Nowhere is this more than in the restaurant business. This is probably why so many actors and wannabe actors gravitate to it; that, and the chicks. Much like in the theater, we come in every day and ready ourselves for our performance. We drag ourselves in, no matter how hung over or tired, put on our clean starched black and whites, smile and hit the floor. We put on a lavish production for our audience; and much like the theater, there is a “backstage” aspect to restaurants that the guest does not see, nor should they ever. Most will never see what goes on behind closed Kitchen doors, or in the little corner wait-station where we congregate; and exactly what is everyone doing in that little room behind the door at the end of the bar? Poker game? Live, Nude Girls? Free coke? (It is a requirement of mine that all bars have such a door that leads to the storage room, wine cellar, whatever. Just a place to get away for a moment if the need arises.)
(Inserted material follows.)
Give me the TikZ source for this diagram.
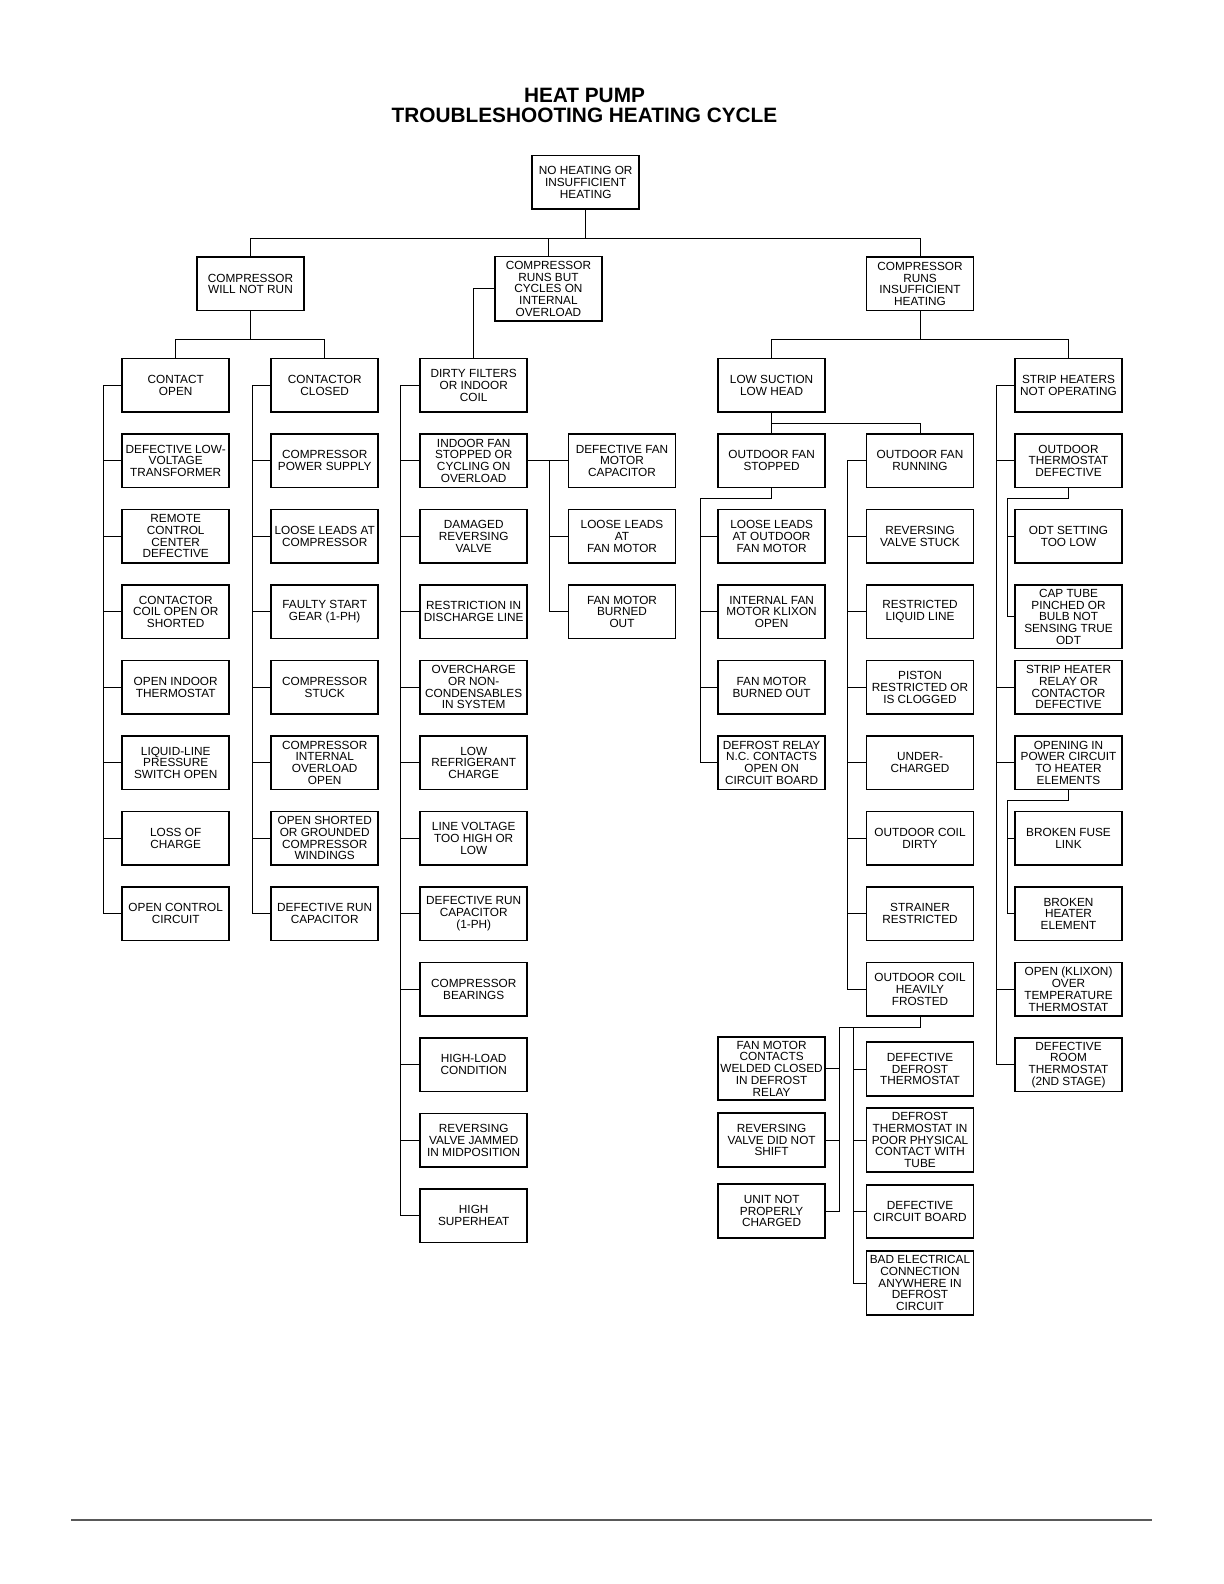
\documentclass[tikz,border=0pt]{standalone}
\usepackage{fontspec}
\newfontfamily\chartfont{Liberation Sans}
\usetikzlibrary{calc}
\tikzset{
    box/.style={draw,line width=0.9pt,align=center,minimum width=53.5pt,minimum height=26.75pt,
        inner xsep=0.5pt,inner ysep=1pt,font=\chartfont\fontsize{5.9}{5.85}\selectfont},
    tallbox/.style={box,minimum height=32pt},
    wire/.style={line width=0.5pt}
}

\begin{document}
\begin{tikzpicture}[x=0.5pt,y=-0.5pt]
    \useasboundingbox (0,0) rectangle (1224,1584);

    % title
    \node[font=\chartfont\bfseries\fontsize{10.4}{10}\selectfont,align=center] (title) at (584.5,105.7)
        {HEAT PUMP\\TROUBLESHOOTING HEATING CYCLE};

    % top of tree
    \node[box] (top) at (585.7,182.3) {NO HEATING OR\\INSUFFICIENT\\HEATING};
    \node[box] (wnr) at (250.5,283.8) {COMPRESSOR\\WILL NOT RUN};
    \node[box,minimum height=32.3pt] (cyc) at (548.4,288.8) {COMPRESSOR\\RUNS BUT\\CYCLES ON\\INTERNAL\\OVERLOAD};
    \node[box] (ins) at (920,283.8) {COMPRESSOR\\RUNS\\INSUFFICIENT\\HEATING};

    % compressor will not run: contact open
    \node[box] (a0) at (175.7,385.25) {CONTACT\\OPEN};
    \node[box] (a1) at (175.7,460.75) {DEFECTIVE LOW-\\VOLTAGE\\TRANSFORMER};
    \node[box] (a2) at (175.7,536.25) {REMOTE\\CONTROL\\CENTER\\DEFECTIVE};
    \node[box] (a3) at (175.7,611.75) {CONTACTOR\\COIL OPEN OR\\SHORTED};
    \node[box] (a4) at (175.7,687.25) {OPEN INDOOR\\THERMOSTAT};
    \node[box] (a5) at (175.7,762.75) {LIQUID-LINE\\PRESSURE\\SWITCH OPEN};
    \node[box] (a6) at (175.7,838.25) {LOSS OF\\CHARGE};
    \node[box] (a7) at (175.7,913.75) {OPEN CONTROL\\CIRCUIT};

    % compressor will not run: contactor closed
    \node[box] (b0) at (324.7,385.25) {CONTACTOR\\CLOSED};
    \node[box] (b1) at (324.7,460.75) {COMPRESSOR\\POWER SUPPLY};
    \node[box] (b2) at (324.7,536.25) {LOOSE LEADS AT\\COMPRESSOR};
    \node[box] (b3) at (324.7,611.75) {FAULTY START\\GEAR (1-PH)};
    \node[box] (b4) at (324.7,687.25) {COMPRESSOR\\STUCK};
    \node[box] (b5) at (324.7,762.75) {COMPRESSOR\\INTERNAL\\OVERLOAD\\OPEN};
    \node[box] (b6) at (324.7,838.25) {OPEN SHORTED\\OR GROUNDED\\COMPRESSOR\\WINDINGS};
    \node[box] (b7) at (324.7,913.75) {DEFECTIVE RUN\\CAPACITOR};

    % runs but cycles on overload
    \node[box] (c0) at (473.7,385.25) {DIRTY FILTERS\\OR INDOOR\\COIL};
    \node[box] (c1) at (473.7,460.75) {INDOOR FAN\\STOPPED OR\\CYCLING ON\\OVERLOAD};
    \node[box] (c2) at (473.7,536.25) {DAMAGED\\REVERSING\\VALVE};
    \node[box] (c3) at (473.7,611.75) {RESTRICTION IN\\DISCHARGE LINE};
    \node[box] (c4) at (473.7,687.25) {OVERCHARGE\\OR NON-\\CONDENSABLES\\IN SYSTEM};
    \node[box] (c5) at (473.7,762.75) {LOW\\REFRIGERANT\\CHARGE};
    \node[box] (c6) at (473.7,838.25) {LINE VOLTAGE\\TOO HIGH OR\\LOW};
    \node[box] (c7) at (473.7,913.75) {DEFECTIVE RUN\\CAPACITOR\\(1-PH)};
    \node[box] (c8) at (473.7,989.25) {COMPRESSOR\\BEARINGS};
    \node[box] (c9) at (473.7,1064.75) {HIGH-LOAD\\CONDITION};
    \node[box] (c10) at (473.7,1140.25) {REVERSING\\VALVE JAMMED\\IN MIDPOSITION};
    \node[box] (c11) at (473.7,1215.75) {HIGH\\SUPERHEAT};

    % indoor fan
    \node[box] (d1) at (622,460.75) {DEFECTIVE FAN\\MOTOR\\CAPACITOR};
    \node[box] (d2) at (622,536.25) {LOOSE LEADS\\AT\\FAN MOTOR};
    \node[box] (d3) at (622,611.75) {FAN MOTOR\\BURNED\\OUT};

    % low suction low head / outdoor fan stopped
    \node[box] (e0) at (771.6,385.25) {LOW SUCTION\\LOW HEAD};
    \node[box] (e1) at (771.6,460.75) {OUTDOOR FAN\\STOPPED};
    \node[box] (e2) at (771.6,536.25) {LOOSE LEADS\\AT OUTDOOR\\FAN MOTOR};
    \node[box] (e3) at (771.6,611.75) {INTERNAL FAN\\MOTOR KLIXON\\OPEN};
    \node[box] (e4) at (771.6,687.25) {FAN MOTOR\\BURNED OUT};
    \node[box] (e5) at (771.6,762.75) {DEFROST RELAY\\N.C. CONTACTS\\OPEN ON\\CIRCUIT BOARD};

    % outdoor fan running
    \node[box] (f1) at (920,460.75) {OUTDOOR FAN\\RUNNING};
    \node[box] (f2) at (920,536.25) {REVERSING\\VALVE STUCK};
    \node[box] (f3) at (920,611.75) {RESTRICTED\\LIQUID LINE};
    \node[box] (f4) at (920,687.25) {PISTON\\RESTRICTED OR\\IS CLOGGED};
    \node[box] (f5) at (920,762.75) {UNDER-\\CHARGED};
    \node[box] (f6) at (920,838.25) {OUTDOOR COIL\\DIRTY};
    \node[box] (f7) at (920,913.75) {STRAINER\\RESTRICTED};
    \node[box] (f8) at (920,989.25) {OUTDOOR COIL\\HEAVILY\\FROSTED};

    % heavily frosted
    \node[box,minimum height=31.5pt] (g1) at (771.6,1068.5) {FAN MOTOR\\CONTACTS\\WELDED CLOSED\\IN DEFROST\\RELAY};
    \node[box] (g2) at (771.6,1140) {REVERSING\\VALVE DID NOT\\SHIFT};
    \node[box] (g3) at (771.6,1211) {UNIT NOT\\PROPERLY\\CHARGED};
    \node[box] (h1) at (920,1069) {DEFECTIVE\\DEFROST\\THERMOSTAT};
    \node[tallbox] (h2) at (920,1140) {DEFROST\\THERMOSTAT IN\\POOR PHYSICAL\\CONTACT WITH\\TUBE};
    \node[box] (h3) at (920,1211.5) {DEFECTIVE\\CIRCUIT BOARD};
    \node[tallbox] (h4) at (920,1283) {BAD ELECTRICAL\\CONNECTION\\ANYWHERE IN\\DEFROST\\CIRCUIT};

    % strip heaters
    \node[box] (i0) at (1068.5,385.25) {STRIP HEATERS\\NOT OPERATING};
    \node[box] (i1) at (1068.5,460.75) {OUTDOOR\\THERMOSTAT\\DEFECTIVE};
    \node[box] (i2) at (1068.5,536.25) {ODT SETTING\\TOO LOW};
    \node[box,minimum height=31.75pt] (i3) at (1068.5,616.75) {CAP TUBE\\PINCHED OR\\BULB NOT\\SENSING TRUE\\ODT};
    \node[box] (i4) at (1068.5,687.25) {STRIP HEATER\\RELAY OR\\CONTACTOR\\DEFECTIVE};
    \node[box] (i5) at (1068.5,762.75) {OPENING IN\\POWER CIRCUIT\\TO HEATER\\ELEMENTS};
    \node[box] (i6) at (1068.5,838.25) {BROKEN FUSE\\LINK};
    \node[box] (i7) at (1068.5,913.75) {BROKEN\\HEATER\\ELEMENT};
    \node[box] (i8) at (1068.5,989.25) {OPEN (KLIXON)\\OVER\\TEMPERATURE\\THERMOSTAT};
    \node[box] (i9) at (1068.5,1064.75) {DEFECTIVE\\ROOM\\THERMOSTAT\\(2ND STAGE)};

    % junctions
    \coordinate (j1) at (585.7,238.3);
    \coordinate (jw) at (250.5,339.3);
    \coordinate (ji) at (920,339.3);
    \coordinate (eS) at (700,498);
    \coordinate (fJ) at (839.7,1027);
    \coordinate (hS) at (853,1027);
    \coordinate (iA) at (1007,498);
    \coordinate (iB) at (1007,800);

    % upper branches
    \draw[wire] (top.south) -- (j1);
    \draw[wire] (wnr.north) |- (j1) -| (ins.north);
    \draw[wire] (cyc.north) -- (cyc.north |- j1);
    \draw[wire] (wnr.south) -- (jw);
    \draw[wire] (a0.north) |- (jw) -| (b0.north);
    \draw[wire] (ins.south) -- (ji);
    \draw[wire] (e0.north) |- (ji) -| (i0.north);
    \draw[wire] (cyc.west) -| (c0.north);

    % spines
    \draw[wire] (a0.west) -- ++(-18,0) |- (a7.west);
    \foreach \n in {a1,a2,a3,a4,a5,a6} {\draw[wire] (\n.west) -- ++(-18,0);}
    \draw[wire] (b0.west) -- ++(-18,0) |- (b7.west);
    \foreach \n in {b1,b2,b3,b4,b5,b6} {\draw[wire] (\n.west) -- ++(-18,0);}
    \draw[wire] (c0.west) -- ++(-19,0) |- (c11.west);
    \foreach \n in {c1,c2,c3,c4,c5,c6,c7,c8,c9,c10} {\draw[wire] (\n.west) -- ++(-19,0);}
    \draw[wire] (c1.east) -- (d1.west);
    \draw[wire] (d1.west) -- ++(-18,0) |- (d3.west);
    \draw[wire] (d2.west) -- ++(-18,0);

    \draw[wire] (e0.south) -- (e1.north);
    \draw[wire] (e0.south) -- ++(0,11) -| (f1.north);
    \draw[wire] (e1.south) |- (eS) |- (e5.west);
    \foreach \n in {e2,e3,e4} {\draw[wire] (eS |- \n.west) -- (\n.west);}
    \draw[wire] (f1.west) -- ++(-18,0) |- (f8.west);
    \foreach \n in {f2,f3,f4,f5,f6,f7} {\draw[wire] (\n.west) -- ++(-18,0);}

    \draw[wire] (f8.south) |- (fJ) |- (g3.east);
    \foreach \n in {g1,g2} {\draw[wire] (fJ |- \n.east) -- (\n.east);}
    \draw[wire] (hS) |- (h4.west);
    \foreach \n in {h1,h2,h3} {\draw[wire] (hS |- \n.west) -- (\n.west);}

    \draw[wire] (i0.west) -- ++(-18,0) |- (i9.west);
    \foreach \n in {i1,i4,i5,i8} {\draw[wire] (\n.west) -- ++(-18,0);}
    \draw[wire] (i1.south) |- (iA) |- (i3.west);
    \draw[wire] (iA |- i2.west) -- (i2.west);
    \draw[wire] (i5.south) |- (iB) |- (i7.west);
    \draw[wire] (iB |- i6.west) -- (i6.west);

    % page rule
    \draw[line width=0.6pt,black!65] (71,1520) -- (1152,1520);
\end{tikzpicture}
\end{document}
A real pro will spend time with you at your table even if things are falling apart everywhere else. He will never let on exactly how busy he is. You will never know that the POS system has crashed; or that two line cooks are out in back fighting when they should be starting your main course; or that the back waiter for your table is in the middle of the worst personal crisis of her life (again) and is a complete blubbering mess. He will never display his discomfort at getting “tractor-beamed” in by you. He will stand politely at your table, answering inane question after inane question all the while searching his brain for any polite excuse to get away so he can pick up the credit card for the cranky guy on the next table.
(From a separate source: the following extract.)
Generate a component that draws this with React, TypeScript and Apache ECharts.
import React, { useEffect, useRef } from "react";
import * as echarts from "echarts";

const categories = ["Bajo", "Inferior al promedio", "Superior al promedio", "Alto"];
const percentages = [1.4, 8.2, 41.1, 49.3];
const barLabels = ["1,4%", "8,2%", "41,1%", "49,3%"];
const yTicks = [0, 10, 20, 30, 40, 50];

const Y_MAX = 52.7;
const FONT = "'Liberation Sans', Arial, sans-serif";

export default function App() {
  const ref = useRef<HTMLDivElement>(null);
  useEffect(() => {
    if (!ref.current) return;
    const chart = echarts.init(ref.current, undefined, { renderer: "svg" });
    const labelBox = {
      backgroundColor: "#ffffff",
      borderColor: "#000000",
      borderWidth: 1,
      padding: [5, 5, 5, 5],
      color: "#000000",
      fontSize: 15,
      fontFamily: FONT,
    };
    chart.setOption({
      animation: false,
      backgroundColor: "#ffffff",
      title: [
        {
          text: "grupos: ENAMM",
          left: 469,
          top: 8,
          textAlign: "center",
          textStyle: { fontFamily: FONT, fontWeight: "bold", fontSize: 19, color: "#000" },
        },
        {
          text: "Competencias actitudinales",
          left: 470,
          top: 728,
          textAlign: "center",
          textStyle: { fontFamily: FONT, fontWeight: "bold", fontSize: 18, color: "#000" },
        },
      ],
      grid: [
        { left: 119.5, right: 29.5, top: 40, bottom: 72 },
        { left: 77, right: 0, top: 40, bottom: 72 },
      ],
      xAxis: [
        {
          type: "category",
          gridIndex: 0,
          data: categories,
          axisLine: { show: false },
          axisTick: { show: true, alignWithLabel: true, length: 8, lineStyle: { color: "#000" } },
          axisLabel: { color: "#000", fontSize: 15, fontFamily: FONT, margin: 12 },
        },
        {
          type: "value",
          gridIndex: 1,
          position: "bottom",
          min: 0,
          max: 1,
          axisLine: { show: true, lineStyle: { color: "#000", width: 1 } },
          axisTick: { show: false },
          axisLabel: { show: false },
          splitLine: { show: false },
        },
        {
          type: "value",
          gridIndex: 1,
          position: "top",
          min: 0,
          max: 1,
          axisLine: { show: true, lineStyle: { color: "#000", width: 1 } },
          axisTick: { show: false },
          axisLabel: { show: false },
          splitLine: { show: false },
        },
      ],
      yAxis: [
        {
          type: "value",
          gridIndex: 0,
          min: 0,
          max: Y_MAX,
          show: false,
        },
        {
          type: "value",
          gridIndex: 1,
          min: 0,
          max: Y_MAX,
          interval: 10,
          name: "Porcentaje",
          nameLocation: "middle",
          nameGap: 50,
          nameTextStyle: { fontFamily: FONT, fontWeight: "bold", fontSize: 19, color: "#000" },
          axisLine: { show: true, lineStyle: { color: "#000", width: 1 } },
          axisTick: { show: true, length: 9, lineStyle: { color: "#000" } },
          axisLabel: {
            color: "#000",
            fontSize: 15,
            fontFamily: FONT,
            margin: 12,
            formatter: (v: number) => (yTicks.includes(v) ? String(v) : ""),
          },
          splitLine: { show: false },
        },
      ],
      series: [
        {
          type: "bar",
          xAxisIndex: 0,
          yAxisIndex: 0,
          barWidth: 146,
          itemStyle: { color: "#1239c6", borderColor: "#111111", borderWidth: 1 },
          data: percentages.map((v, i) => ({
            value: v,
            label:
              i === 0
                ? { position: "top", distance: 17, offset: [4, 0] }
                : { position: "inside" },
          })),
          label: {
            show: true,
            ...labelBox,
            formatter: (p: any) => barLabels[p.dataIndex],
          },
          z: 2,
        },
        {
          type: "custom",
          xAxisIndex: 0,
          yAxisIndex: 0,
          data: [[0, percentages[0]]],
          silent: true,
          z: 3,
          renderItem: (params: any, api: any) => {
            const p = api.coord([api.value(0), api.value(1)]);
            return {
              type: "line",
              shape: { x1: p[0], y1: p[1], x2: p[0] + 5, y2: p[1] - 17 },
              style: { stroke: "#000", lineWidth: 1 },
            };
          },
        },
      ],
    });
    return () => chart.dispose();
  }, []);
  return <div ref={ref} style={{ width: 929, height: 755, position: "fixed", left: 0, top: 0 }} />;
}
We will never let the guest know the true reasons for problems that may be affecting our performance. You will never know that we have such bad indigestion from the taco truck burrito we ate on the way to work (or in that little room behind the bar) and have a world-class case of gas. All pros know never to fart in their own station. When I was a waiter, if you saw me walking through another waiter’s station, casually looking around as if for a lost earring or pair of glasses, I was really “crop dusting” before returning to my own sweet smelling tables.
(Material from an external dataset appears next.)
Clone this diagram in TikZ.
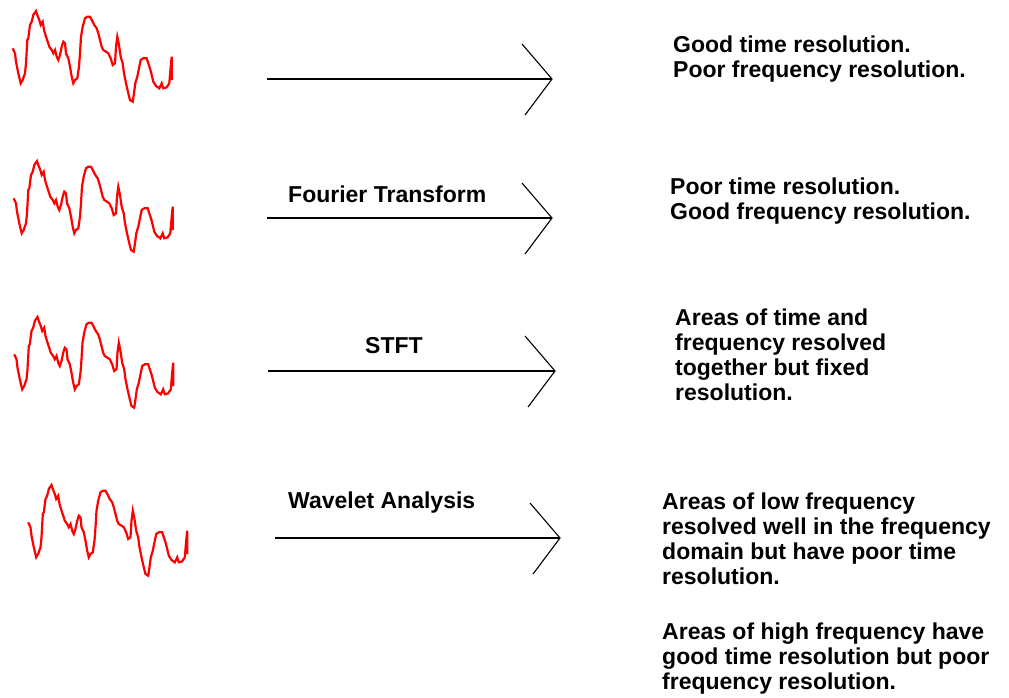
\documentclass[tikz,border=0pt]{standalone}
\usepackage{fontspec}
\setmainfont{Liberation Sans}
\begin{document}
\begin{tikzpicture}[x=1pt,y=-1pt,
  wave/.style={red, line width=2.2pt, line join=miter, line cap=butt},
  shaft/.style={black, line width=1.8pt},
  barb/.style={black, line width=1.1pt},
  label/.style={font=\fontsize{23}{25}\selectfont\bfseries, inner sep=0pt, anchor=base west},
  note/.style={font=\fontsize{23}{25}\selectfont\bfseries, inner sep=0pt, anchor=north west, align=left},
  signal/.pic={
    \coordinate (-o) at (0,0);
    \draw[wave] plot coordinates {
      (12.7,48.3) (15,53.3) (16,61.7) (18.3,73.3) (20.7,83.3) (22.7,80) (25,73.3)
      (26,63.3) (27.3,40) (28.3,38.3) (30,25) (31.7,21.7) (33.3,15) (36,11)
      (37.3,15) (39.3,20) (40.7,25) (42.7,21.7) (44,30) (46,36.7) (47.7,41.7)
      (49.3,46.7) (51.7,50) (53.3,53.3) (55,50) (56.7,56.7) (58.3,60) (60,55)
      (61.7,46.7) (63.3,41.7) (65,43.3) (66,53.3) (68.3,58.3) (70,66.7) (71.7,76.7)
      (73.3,83.3) (75,80) (77.3,78.3) (79,66.7) (80,53.3) (81,36.7) (82.7,26.7)
      (85,18.3) (87.3,16.7) (90,16.7) (92.7,21.7) (94.3,25) (96.7,28.3) (98.3,33.3)
      (100,40) (101.7,46.7) (103.3,50) (106,51.7) (108.3,53.3) (110.7,58.3)
      (112.7,65) (115,63.3) (116,46.7) (117.3,36.7) (118.7,43.3) (120.7,56.7)
      (122.7,63.3) (124,73.3) (126,83.3) (128.3,93.3) (130,100) (132.7,101.7)
      (134,93.3) (135.3,83.3) (137.3,76.7) (139.3,66.7) (140.7,60) (143.3,58.3)
      (146.7,58.3) (148.3,63.3) (150,68.3) (151.7,75) (153.3,81.7) (156,86)
      (159.3,88.3) (161.7,83.3) (163.3,88.3) (166.7,87.3) (169.3,83.3)
      (170.7,66.7) (171.7,56.7) (171.7,80)};
  }]
\useasboundingbox[fill=white] (0,0) rectangle (1009,697);

% input signals
\pic (w1) at (0,0) {signal};
\pic (w2) at (1,150) {signal};
\pic (w3) at (1.5,306) {signal};
\pic (w4) at (15.5,474) {signal};

% arrow end points
\coordinate (a1s) at (267,79);  \coordinate (a1e) at (552,79);
\coordinate (a2s) at (267,218); \coordinate (a2e) at (552,218);
\coordinate (a3s) at (268,371); \coordinate (a3e) at (555,371);
\coordinate (a4s) at (275,538); \coordinate (a4e) at (560,538);

\foreach \i in {1,2,3,4}{
  \draw[shaft] (a\i s) -- (a\i e);
  \draw[barb] ([shift={(-30,-35)}]a\i e) -- (a\i e) -- ([shift={(-27,36)}]a\i e);
}

% transform names
\node[label] (ft) at (288,202) {Fourier Transform};
\node[label] (stft) at (365,353) {STFT};
\node[label] (wa) at (288,508) {Wavelet Analysis};

% resulting resolutions
\node[note] (r1) at (673,36) {Good time resolution.\\Poor frequency resolution.};
\node[note] (r2) at (670,178) {Poor time resolution.\\Good frequency resolution.};
\node[note] (r3) at (675,309) {Areas of time and\\frequency resolved\\together but fixed\\resolution.};
\node[note] (r4) at (662,493) {Areas of low frequency\\resolved well in the frequency\\domain but have poor time\\resolution.\\[30pt]Areas of high frequency have\\good time resolution but poor\\frequency resolution.};
\end{tikzpicture}
\end{document}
The real key to keeping this show on the road is to never let the point of crisis reach the guest. One time, my wife, daughter and three friends were trying out a new place here in town. We had gotten through our mediocre appetizers and had been waiting for our main courses for quite a long time, even for a new operation. Our server had disappeared. (Note: Hiding out because you are afraid of getting a little crap from a party that has been waiting for their food for a long time is unacceptable. Cowboy up, apologize, find the manager and get it handled. Don’t be a pussy by ignoring the situation and hoping everything will be okay.) So finally a manager comes sheepishly to our table to apologize. He says our mains are taking so long because one of the cooks has cut himself pretty severely and there is “ a lot of blood back there…” So exactly how much blood did you get in our food, pal? This is something I did not need to hear. Why not just tell me how many times my steak had been dropped on the floor before you served it to me.
We will always take care of you and your walk-in party of 8, even if we are so deep in the shit we can’t see straight. Having an open table and refusing or even hesitating to seat someone just screams: “We are so inept, we don’t know how to anticipate business and properly staff our restaurant.” I experienced this very thing once and the host told me that she couldn’t seat us in an entirely empty section of the restaurant because the waiter for that section hadn’t shown up for work. Well, that’s all well and good but telling the guest is definitely not.